Among the entries that follow, locate the line with "Emit a web page" and the line with "const arc = d3.arc().innerRadius(rInner).outerRadius(rOuter);". Output those lines and all lines in between, exactly, minus the pictures.

═════ SUPPLIED DATA

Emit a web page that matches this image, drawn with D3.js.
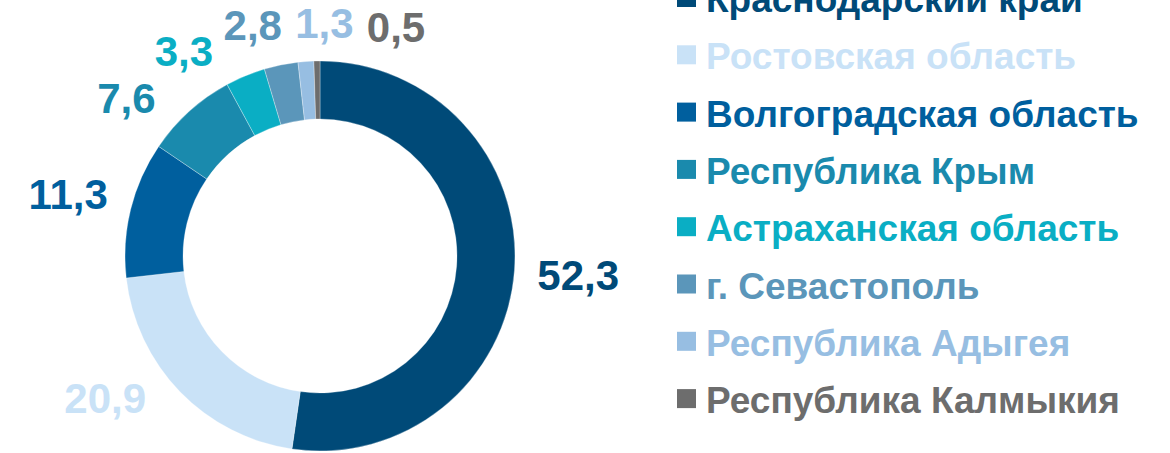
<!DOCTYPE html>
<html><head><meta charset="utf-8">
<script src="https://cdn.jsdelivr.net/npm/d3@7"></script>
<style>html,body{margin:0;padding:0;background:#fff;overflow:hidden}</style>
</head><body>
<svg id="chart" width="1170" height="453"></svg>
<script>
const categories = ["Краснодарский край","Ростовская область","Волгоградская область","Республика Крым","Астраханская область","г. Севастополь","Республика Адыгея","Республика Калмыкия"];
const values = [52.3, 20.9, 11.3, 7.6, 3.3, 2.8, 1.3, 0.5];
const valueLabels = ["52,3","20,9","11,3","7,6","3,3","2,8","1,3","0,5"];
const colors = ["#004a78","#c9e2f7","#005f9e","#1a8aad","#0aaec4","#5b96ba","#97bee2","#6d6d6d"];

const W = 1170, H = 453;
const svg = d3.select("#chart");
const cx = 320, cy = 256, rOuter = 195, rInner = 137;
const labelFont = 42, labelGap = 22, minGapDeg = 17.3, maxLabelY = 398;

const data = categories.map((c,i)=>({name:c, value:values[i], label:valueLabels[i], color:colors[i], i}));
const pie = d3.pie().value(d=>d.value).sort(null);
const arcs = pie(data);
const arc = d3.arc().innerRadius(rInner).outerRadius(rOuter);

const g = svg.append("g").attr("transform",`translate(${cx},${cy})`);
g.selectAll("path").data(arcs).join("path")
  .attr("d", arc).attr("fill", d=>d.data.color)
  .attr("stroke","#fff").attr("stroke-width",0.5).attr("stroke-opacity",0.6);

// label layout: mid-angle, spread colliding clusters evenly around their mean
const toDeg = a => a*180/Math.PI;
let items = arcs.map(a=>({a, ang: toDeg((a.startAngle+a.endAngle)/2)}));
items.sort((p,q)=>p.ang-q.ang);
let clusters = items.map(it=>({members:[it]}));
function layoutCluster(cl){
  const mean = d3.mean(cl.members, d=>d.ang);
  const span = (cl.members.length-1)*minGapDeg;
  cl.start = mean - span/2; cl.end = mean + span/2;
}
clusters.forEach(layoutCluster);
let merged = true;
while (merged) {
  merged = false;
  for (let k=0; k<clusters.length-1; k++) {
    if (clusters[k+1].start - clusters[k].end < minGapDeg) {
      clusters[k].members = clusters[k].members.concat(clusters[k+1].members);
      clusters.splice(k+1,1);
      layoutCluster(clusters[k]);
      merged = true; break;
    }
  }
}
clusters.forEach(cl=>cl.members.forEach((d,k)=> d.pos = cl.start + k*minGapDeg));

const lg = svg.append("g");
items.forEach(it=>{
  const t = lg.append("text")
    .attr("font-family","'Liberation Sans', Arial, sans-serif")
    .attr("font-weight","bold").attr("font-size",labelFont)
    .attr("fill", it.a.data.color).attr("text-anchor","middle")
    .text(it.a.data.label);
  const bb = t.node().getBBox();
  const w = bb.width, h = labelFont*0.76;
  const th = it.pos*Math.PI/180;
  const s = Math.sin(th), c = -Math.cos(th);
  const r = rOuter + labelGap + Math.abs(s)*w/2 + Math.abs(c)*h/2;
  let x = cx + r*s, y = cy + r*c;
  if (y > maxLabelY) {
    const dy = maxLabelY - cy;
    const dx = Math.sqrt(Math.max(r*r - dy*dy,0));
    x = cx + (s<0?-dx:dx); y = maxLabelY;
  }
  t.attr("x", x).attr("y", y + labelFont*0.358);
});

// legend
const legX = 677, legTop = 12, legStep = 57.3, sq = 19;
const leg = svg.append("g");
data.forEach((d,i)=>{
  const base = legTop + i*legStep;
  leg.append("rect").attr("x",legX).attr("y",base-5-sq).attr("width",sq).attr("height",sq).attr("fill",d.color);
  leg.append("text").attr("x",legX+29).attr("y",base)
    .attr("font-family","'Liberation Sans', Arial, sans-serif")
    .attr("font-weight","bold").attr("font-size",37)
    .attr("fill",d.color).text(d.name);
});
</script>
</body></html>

══════════
═════ SUPPLIED DATA

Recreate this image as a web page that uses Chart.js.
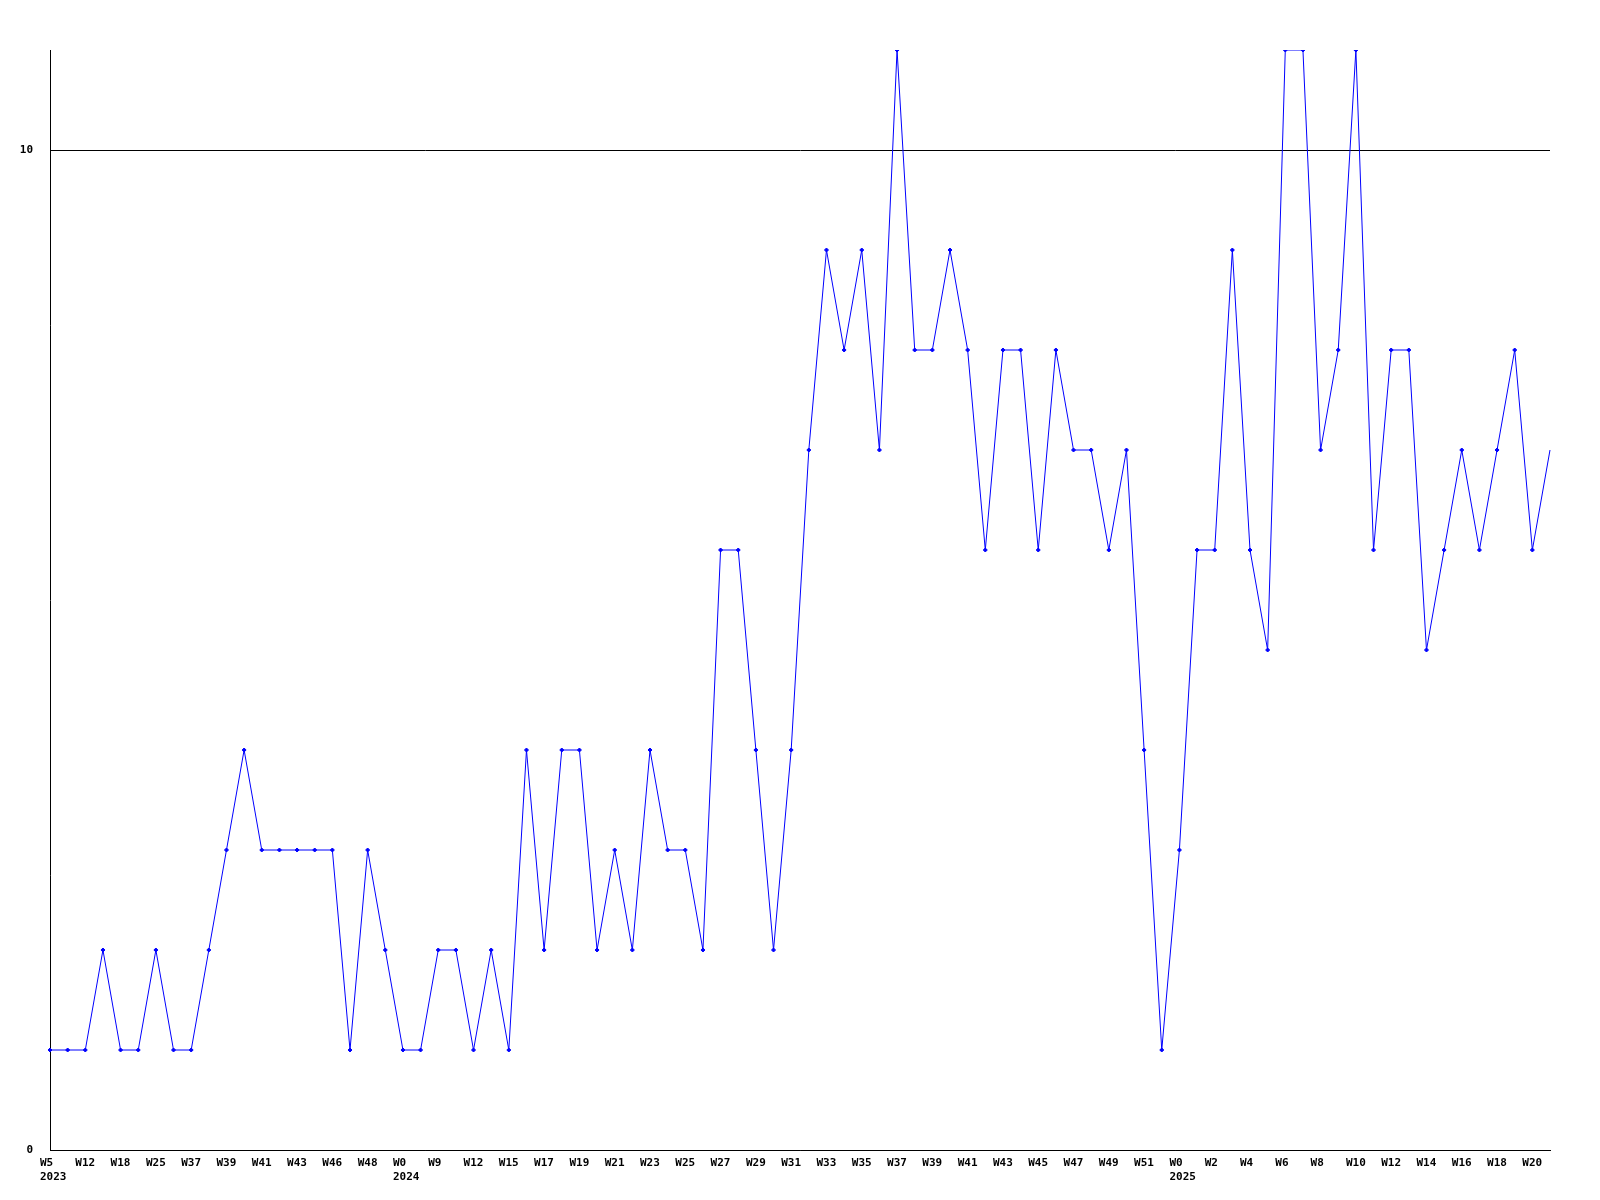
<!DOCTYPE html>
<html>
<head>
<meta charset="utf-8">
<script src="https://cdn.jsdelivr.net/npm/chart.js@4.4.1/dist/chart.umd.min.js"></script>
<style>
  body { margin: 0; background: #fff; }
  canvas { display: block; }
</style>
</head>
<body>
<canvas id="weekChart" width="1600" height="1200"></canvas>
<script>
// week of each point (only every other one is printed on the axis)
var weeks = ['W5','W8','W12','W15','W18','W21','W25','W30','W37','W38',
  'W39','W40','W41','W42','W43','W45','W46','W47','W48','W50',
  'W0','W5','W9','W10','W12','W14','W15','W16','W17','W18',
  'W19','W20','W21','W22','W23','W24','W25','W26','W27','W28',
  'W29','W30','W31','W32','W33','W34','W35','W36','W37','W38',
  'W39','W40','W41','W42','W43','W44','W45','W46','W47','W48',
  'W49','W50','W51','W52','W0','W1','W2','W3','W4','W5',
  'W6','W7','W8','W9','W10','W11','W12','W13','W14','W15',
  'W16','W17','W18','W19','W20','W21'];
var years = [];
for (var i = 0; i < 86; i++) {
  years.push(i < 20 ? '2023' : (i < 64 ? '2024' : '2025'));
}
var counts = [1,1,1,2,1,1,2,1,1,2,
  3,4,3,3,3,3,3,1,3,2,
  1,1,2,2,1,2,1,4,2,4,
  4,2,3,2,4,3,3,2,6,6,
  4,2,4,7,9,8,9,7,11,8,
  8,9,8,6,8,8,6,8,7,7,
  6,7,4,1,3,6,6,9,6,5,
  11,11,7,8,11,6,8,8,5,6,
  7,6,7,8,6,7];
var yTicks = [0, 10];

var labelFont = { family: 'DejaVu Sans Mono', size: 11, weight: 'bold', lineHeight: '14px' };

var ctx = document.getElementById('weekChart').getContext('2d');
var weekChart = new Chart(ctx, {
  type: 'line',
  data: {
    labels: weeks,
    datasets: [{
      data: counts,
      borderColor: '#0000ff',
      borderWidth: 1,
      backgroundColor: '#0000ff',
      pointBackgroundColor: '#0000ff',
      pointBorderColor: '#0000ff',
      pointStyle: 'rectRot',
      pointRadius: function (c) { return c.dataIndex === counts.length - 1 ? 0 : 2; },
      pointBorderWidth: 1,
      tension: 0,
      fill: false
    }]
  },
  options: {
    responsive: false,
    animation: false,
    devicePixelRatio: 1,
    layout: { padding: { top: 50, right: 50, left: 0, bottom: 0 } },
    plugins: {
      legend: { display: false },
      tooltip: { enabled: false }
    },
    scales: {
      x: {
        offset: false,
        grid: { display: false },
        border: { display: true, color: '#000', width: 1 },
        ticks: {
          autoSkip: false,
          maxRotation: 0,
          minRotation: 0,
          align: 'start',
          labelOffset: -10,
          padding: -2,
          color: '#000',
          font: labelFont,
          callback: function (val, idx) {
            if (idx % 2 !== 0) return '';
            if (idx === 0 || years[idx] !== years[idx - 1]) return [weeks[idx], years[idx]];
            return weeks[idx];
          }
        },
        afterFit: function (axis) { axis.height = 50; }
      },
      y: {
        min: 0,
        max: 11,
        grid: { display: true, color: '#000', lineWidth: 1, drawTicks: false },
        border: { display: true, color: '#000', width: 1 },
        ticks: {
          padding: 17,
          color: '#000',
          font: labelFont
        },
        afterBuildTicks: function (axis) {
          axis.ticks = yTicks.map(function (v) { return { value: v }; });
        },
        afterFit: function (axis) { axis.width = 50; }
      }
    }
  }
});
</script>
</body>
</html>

══════════

» COMPLETED EXERCISE
Emit a web page that matches this image, drawn with D3.js.
<!DOCTYPE html>
<html><head><meta charset="utf-8">
<script src="https://cdn.jsdelivr.net/npm/d3@7"></script>
<style>html,body{margin:0;padding:0;background:#fff;overflow:hidden}</style>
</head><body>
<svg id="chart" width="1170" height="453"></svg>
<script>
const categories = ["Краснодарский край","Ростовская область","Волгоградская область","Республика Крым","Астраханская область","г. Севастополь","Республика Адыгея","Республика Калмыкия"];
const values = [52.3, 20.9, 11.3, 7.6, 3.3, 2.8, 1.3, 0.5];
const valueLabels = ["52,3","20,9","11,3","7,6","3,3","2,8","1,3","0,5"];
const colors = ["#004a78","#c9e2f7","#005f9e","#1a8aad","#0aaec4","#5b96ba","#97bee2","#6d6d6d"];

const W = 1170, H = 453;
const svg = d3.select("#chart");
const cx = 320, cy = 256, rOuter = 195, rInner = 137;
const labelFont = 42, labelGap = 22, minGapDeg = 17.3, maxLabelY = 398;

const data = categories.map((c,i)=>({name:c, value:values[i], label:valueLabels[i], color:colors[i], i}));
const pie = d3.pie().value(d=>d.value).sort(null);
const arcs = pie(data);
const arc = d3.arc().innerRadius(rInner).outerRadius(rOuter);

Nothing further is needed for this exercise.